-- START DATA SHOWN --

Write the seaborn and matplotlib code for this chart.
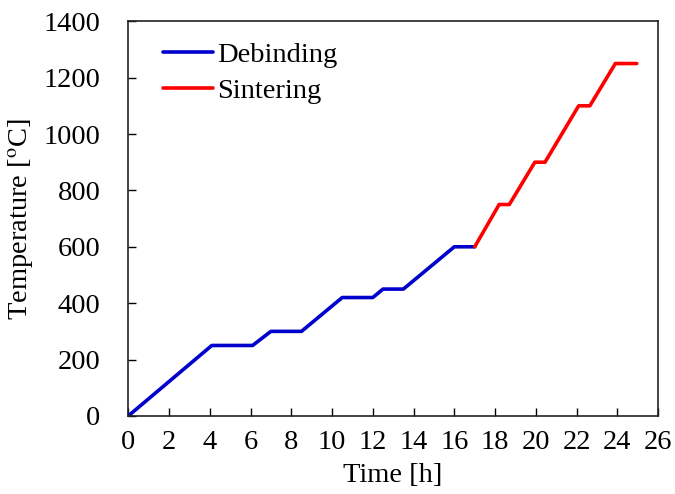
import matplotlib
matplotlib.use("Agg")
import matplotlib.pyplot as plt
import seaborn as sns
import pandas as pd

# firing schedule
deb_time = [0, 4.1, 6.1, 7.0, 8.5, 10.5, 12.0, 12.5, 13.5, 16.0, 17.0]
deb_temp = [0, 250, 250, 300, 300, 420, 420, 450, 450, 600, 600]
sin_time = [17.0, 18.2, 18.7, 19.95, 20.45, 22.1, 22.65, 23.9, 24.95]
sin_temp = [600, 750, 750, 900, 900, 1100, 1100, 1250, 1250]

deb = pd.DataFrame({"Time": deb_time, "Temp": deb_temp})
sin = pd.DataFrame({"Time": sin_time, "Temp": sin_temp})

sns.set_style("ticks")
plt.rcParams['font.family'] = ['Liberation Serif', 'DejaVu Serif']
plt.rcParams['mathtext.fontset'] = 'stix'
plt.rcParams['text.color'] = 'black'
plt.rcParams['axes.labelcolor'] = 'black'
plt.rcParams['xtick.color'] = 'black'
plt.rcParams['ytick.color'] = 'black'

fs = 20.5
fig, ax = plt.subplots(figsize=(6.75, 4.94), dpi=100)
sns.lineplot(data=deb, x="Time", y="Temp", color="#0000CC", lw=2.6,
             label="Debinding", ax=ax, sort=False, estimator=None)
sns.lineplot(data=sin, x="Time", y="Temp", color="#FF0000", lw=2.6,
             label="Sintering", ax=ax, sort=False, estimator=None)

ax.set_xlim(0, 26)
ax.set_ylim(0, 1400)
ax.set_xticks(range(0, 27, 2))
ax.set_yticks(range(0, 1401, 200))
ax.tick_params(direction="in", length=6, width=1, labelsize=fs)
ax.tick_params(axis="x", pad=10)
ax.tick_params(axis="y", pad=20)
for s in ax.spines.values():
    s.set_linewidth(1.2)
    s.set_color("#222222")
ax.set_xlabel("Time [h]", fontsize=fs, labelpad=6)
ax.set_ylabel("Temperature [$^{\\mathrm{o}}$C]", fontsize=fs, labelpad=6)

ax.legend(loc="upper left", frameon=False, fontsize=fs, handlelength=1.75,
          handletextpad=0.15, labelspacing=0.35, borderaxespad=0,
          bbox_to_anchor=(0.045, 0.977))

fig.subplots_adjust(left=0.19, right=0.975, top=0.957, bottom=0.158)
fig.savefig("out.png", dpi=100)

-- END DATA SHOWN --

_TASK DESCRIPTION_: Return each line of the data, keeping its wording exact and omitting pictures.

_RESULT OF THIS EXERCISE_:
Write the seaborn and matplotlib code for this chart.
import matplotlib
matplotlib.use("Agg")
import matplotlib.pyplot as plt
import seaborn as sns
import pandas as pd

# firing schedule
deb_time = [0, 4.1, 6.1, 7.0, 8.5, 10.5, 12.0, 12.5, 13.5, 16.0, 17.0]
deb_temp = [0, 250, 250, 300, 300, 420, 420, 450, 450, 600, 600]
sin_time = [17.0, 18.2, 18.7, 19.95, 20.45, 22.1, 22.65, 23.9, 24.95]
sin_temp = [600, 750, 750, 900, 900, 1100, 1100, 1250, 1250]

deb = pd.DataFrame({"Time": deb_time, "Temp": deb_temp})
sin = pd.DataFrame({"Time": sin_time, "Temp": sin_temp})

sns.set_style("ticks")
plt.rcParams['font.family'] = ['Liberation Serif', 'DejaVu Serif']
plt.rcParams['mathtext.fontset'] = 'stix'
plt.rcParams['text.color'] = 'black'
plt.rcParams['axes.labelcolor'] = 'black'
plt.rcParams['xtick.color'] = 'black'
plt.rcParams['ytick.color'] = 'black'

fs = 20.5
fig, ax = plt.subplots(figsize=(6.75, 4.94), dpi=100)
sns.lineplot(data=deb, x="Time", y="Temp", color="#0000CC", lw=2.6,
             label="Debinding", ax=ax, sort=False, estimator=None)
sns.lineplot(data=sin, x="Time", y="Temp", color="#FF0000", lw=2.6,
             label="Sintering", ax=ax, sort=False, estimator=None)

ax.set_xlim(0, 26)
ax.set_ylim(0, 1400)
ax.set_xticks(range(0, 27, 2))
ax.set_yticks(range(0, 1401, 200))
ax.tick_params(direction="in", length=6, width=1, labelsize=fs)
ax.tick_params(axis="x", pad=10)
ax.tick_params(axis="y", pad=20)
for s in ax.spines.values():
    s.set_linewidth(1.2)
    s.set_color("#222222")
ax.set_xlabel("Time [h]", fontsize=fs, labelpad=6)
ax.set_ylabel("Temperature [$^{\\mathrm{o}}$C]", fontsize=fs, labelpad=6)

ax.legend(loc="upper left", frameon=False, fontsize=fs, handlelength=1.75,
          handletextpad=0.15, labelspacing=0.35, borderaxespad=0,
          bbox_to_anchor=(0.045, 0.977))

fig.subplots_adjust(left=0.19, right=0.975, top=0.957, bottom=0.158)
fig.savefig("out.png", dpi=100)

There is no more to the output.